For her services and contribution to cartography Helen Kerfoot is awarded an Honorary Fellowship of ICA.
Ernst Spiess was the founding Chair of the ICA Commission on Cartographic Technologies and was awarded the ICA Honorary Fellowship in 1995. He is an Honorary Member of the Swiss Society of Cartography which he served twice as president, as well as president of the organizing committee of the international congress of cartography in Interlaken in 1996. He was also president of the Swiss Society of Photogrammetry. He has represented Switzerland at UN Congresses on geographic names and was member of the German-Speaking Commission on Geographic Names. He was a collaborator of the Schweizer Mittelschulatlas and has been and still is editor-in-chief of the new Schweizer Weltatlas, which was awarded the ICA prize in 1997.

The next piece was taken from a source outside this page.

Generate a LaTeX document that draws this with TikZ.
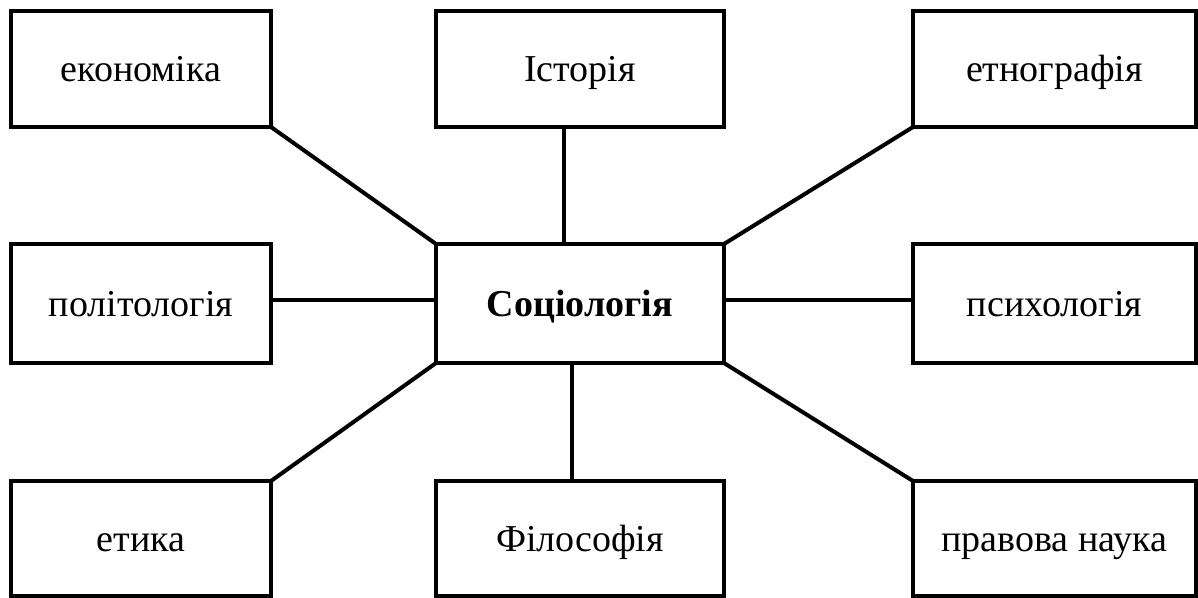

In 1959 Ernst Spiess participated in a Swiss Expedition to the Panta Mountains in Peru, from which an outstanding topographic relief map–including a breathtaking cliff representation–resulted. In 1974, he introduced at the Institute one of the first digital cartographic computer systems, which became a basic tool for advanced scientific work on map production, thematic cartography, and map projections. The adaptation and extension of Bertin’s “Graphical Semiology” to modern thematic cartography is one of his most important contributions. He has always regarded the application of theoretical work as equal in importance to theory, and he has been a highly effective communicator and teacher of both.
For an outstanding career in cartography that has included contributions in topographic mapping, atlas production, technological advancement, and as an effective teacher and researcher, the International Cartographic Association awards Professor Ernst Spiess its highest honor, the Carl Mannerfelt Gold Medal.